Every so often, a wildlife moment happens in the garden that has me rubbing my eyes with disbelief.

So it was this Monday when I saw a tiny silvery butterfly flitting low over the tapestry of wildflowers in my ‘meadow’. (I should explain that the ‘meadow’, should you be imagining something grand, was sown in autumn 2017 and spring 2018 on what was originally a muddy chicken pen!). I instantly thought it must be a Brown Argus, which colonised the meadow last summer. But when it settled on a flowerhead of Kidney Vetch, it revealed that the underside of its wings were ever so lightly dotted with the smallest black dots - that's not what a Brown Argus looks like!

Then, when it opened its wings, it showed none of the dotted golden-brown highlights around the outside of its wings of Brown Argus, confirming that it was a Small Blue.

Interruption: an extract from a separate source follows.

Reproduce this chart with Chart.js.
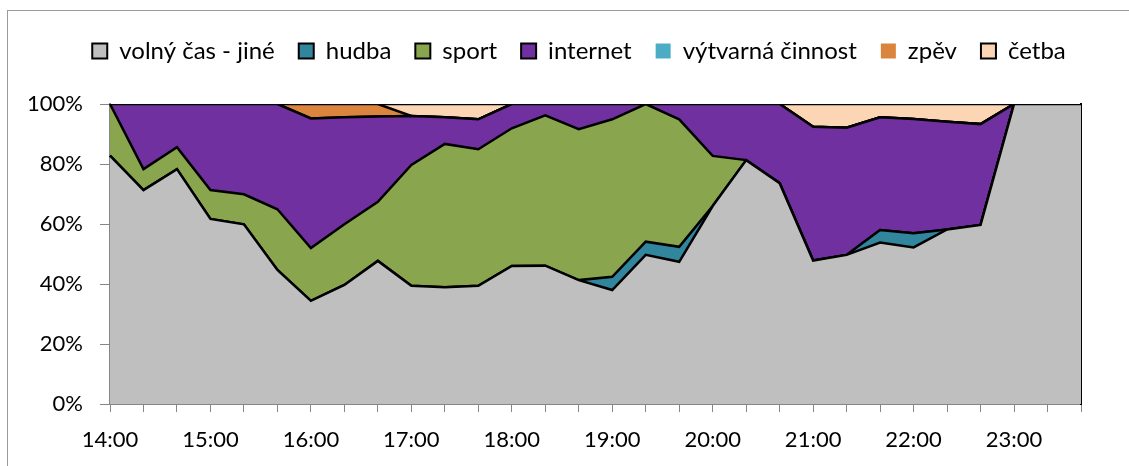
<!DOCTYPE html>
<html>
<head>
<meta charset="utf-8">
<script src="https://cdn.jsdelivr.net/npm/chart.js@4/dist/chart.umd.min.js"></script>
<style>
  html, body { margin:0; padding:0; background:#fff; }
  #wrap { position:relative; width:1129px; height:466px; }
  #frame { position:absolute; left:7px; top:10px; right:0; bottom:0; border-left:1px solid #9a9a9a; border-top:1px solid #9a9a9a; pointer-events:none; }
</style>
</head>
<body>
<div id="wrap">
  <canvas id="chart" width="1129" height="466"></canvas>
  <div id="frame"></div>
</div>
<script>
const times = ["14:00","14:20","14:40","15:00","15:20","15:40","16:00","16:20","16:40","17:00",
  "17:20","17:40","18:00","18:20","18:40","19:00","19:20","19:40","20:00","20:20",
  "20:40","21:00","21:20","21:40","22:00","22:20","22:40","23:00","23:20","23:40"];

const volnyCas = [82.8,71.3,78.3,61.7,59.9,44.7,34.4,39.7,47.7,39.4,38.9,39.4,46.0,46.1,41.3,
  38.0,49.7,47.4,66.0,81.3,73.6,47.8,49.7,53.8,52.2,58.2,59.7,100,100,100];
const hudba = [0,0,0,0,0,0,0,0,0,0,0,0,0,0,0,4.4,4.4,5.0,0,0,0,0,0,4.2,4.7,0,0,0,0,0];
const sport = [17.2,7.0,7.3,9.6,10.0,20.2,17.6,20.2,19.7,40.3,47.8,45.5,45.9,50.1,50.3,
  52.5,45.9,42.5,16.7,0,0,0,0,0,0,0,0,0,0,0];
const internet = [0,21.7,14.4,28.7,30.1,35.1,43.2,35.7,28.4,16.3,8.9,10.0,8.1,3.8,8.4,
  5.1,0,5.1,17.3,18.7,26.4,44.6,42.4,37.6,38.1,35.9,33.6,0,0,0];
const vytvarna = [0,0,0,0,0,0,0,0,0,0,0,0,0,0,0,0,0,0,0,0,0,0,0,0,0,0,0,0,0,0];
const zpev = [0,0,0,0,0,0,4.8,4.4,4.2,0,0,0,0,0,0,0,0,0,0,0,0,0,0,0,0,0,0,0,0,0];
const cetba = [0,0,0,0,0,0,0,0,0,4.0,4.4,5.1,0,0,0,0,0,0,0,0,0,7.6,7.9,4.4,5.0,5.9,6.7,0,0,0];

const yTicks = [0,20,40,60,80,100];

const series = [
  { label:"volný čas - jiné", data:volnyCas, color:"#BFBFBF", boxLine:2 },
  { label:"hudba", data:hudba, color:"#31859C", boxLine:2 },
  { label:"sport", data:sport, color:"#89A54E", boxLine:2 },
  { label:"internet", data:internet, color:"#7030A0", boxLine:2 },
  { label:"výtvarná činnost", data:vytvarna, color:"#4BACC6", boxLine:0 },
  { label:"zpěv", data:zpev, color:"#DB843D", boxLine:0 },
  { label:"četba", data:cetba, color:"#FCD5B5", boxLine:2 }
];

const FONT = "Lato";
Chart.defaults.font.family = FONT;
Chart.defaults.font.size = 22;
Chart.defaults.color = "#000";

// legend takes the whole band above the plot (minus the top padding)
const legendBand = {
  id:"legendBand",
  beforeInit(chart) {
    const fit = chart.legend.fit;
    chart.legend.fit = function () { fit.call(this); this.height = 89; };
  }
};

const ctx = document.getElementById("chart");
new Chart(ctx, {
  type:"line",
  data:{
    labels:times,
    datasets:series.map((s, i) => ({
      label:s.label,
      data:s.data,
      backgroundColor:s.color,
      borderColor:"#000",
      borderWidth:2.5,
      fill: i === 0 ? "origin" : "-1",
      pointRadius:0,
      pointHoverRadius:0,
      tension:0
    }))
  },
  options:{
    responsive:false,
    animation:false,
    layout:{ padding:{ left:29, right:0, top:15, bottom:0 } },
    plugins:{
      tooltip:{ enabled:false },
      legend:{
        position:"top",
        labels:{
          boxWidth:15,
          boxHeight:15,
          padding:24,
          font:{ family:FONT, size:24 },
          generateLabels(chart) {
            const items = Chart.defaults.plugins.legend.labels.generateLabels(chart);
            items.forEach((it, i) => { it.strokeStyle = "#000"; it.lineWidth = series[i].boxLine; });
            return items;
          }
        }
      }
    },
    scales:{
      x:{
        offset:false,
        grid:{ display:true, drawOnChartArea:false, drawTicks:true, tickLength:8, color:"#868686", offset:false },
        border:{ display:true, color:"#868686", width:2 },
        ticks:{
          autoSkip:false, maxRotation:0, padding:15,
          font:{ family:FONT, size:22 },
          callback:(v, i) => i % 3 === 0 ? times[i] : ""
        },
        afterFit:(s) => { s.height = 62; }
      },
      y:{
        stacked:true,
        min:0, max:100,
        afterBuildTicks:(s) => { s.ticks = yTicks.map(v => ({ value:v })); },
        grid:{ display:true, drawOnChartArea:false, drawTicks:true, tickLength:10, color:"#868686" },
        border:{ display:true, color:"#868686", width:2 },
        ticks:{ padding:17, font:{ family:FONT, size:22 }, callback:(v) => v + "%" },
        afterFit:(s) => { s.width = 81; }
      },
      yRight:{
        position:"right",
        min:0, max:100,
        grid:{ display:false },
        border:{ display:true, color:"#000", width:2 },
        ticks:{ display:false },
        afterFit:(s) => { s.width = 48; }
      }
    }
  },
  plugins:[legendBand]
});
</script>
</body>
</html>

Barely larger than a five pence piece, this is a scarce butterfly of downland quarries and sheltered glades, living in small colonies and flying mainly in May and June.

It had already offered me another clue to its identification, for the sole foodplant of the Small Blue caterpillar is Kidney Vetch. No other plant will do.

My nearest colony is, as the Small Blue flies, two miles or so away, so it is astonishing to imagine how this individual ‘decided’ to leave the security of its home patch and go on a quest for a new home. It must have careered and darted this way and that, over houses and roads and all manner of wholly unsuitable places.

Then, through a mix of chance and sheer diligence, it would have spotted my mini-meadow, and then within all the Bird’s-foot Trefoil and Ox-eye Daisy managed to pick out the one plant it requires and desires. What determination! What a triumph! What a needle in a haystack! I’m in the middle of suburbia, and I bet there is no other Kidney Vetch in any of the other hundreds of gardens around me.

However, my already considerable surprise ramped up several notches when I realised that my butterfly was egg-laying. It was a female; it was the bearer of the next generation.

Deliberately turning in circles on a flowerhead like a dog in its bed, she tested it out for the right location, before curling her abdomen around to lay a single egg. She would then flit lightly to the next flowerhead to begin again.

Whether the eggs hatch and make it to adulthood, whether this is the start of a new colony, well, time will tell. But I'll definitely be growing more Kidney Vetch next year to increase my chances.

Nevertheless, as a tale it helps reinforce the fact that exciting wildlife is out there, on the move, looking for a home. If, armed with a little bit of knowledge and driven by a desire to help, you offer the right conditions, then you open up amazing options and possibilities for saving nature.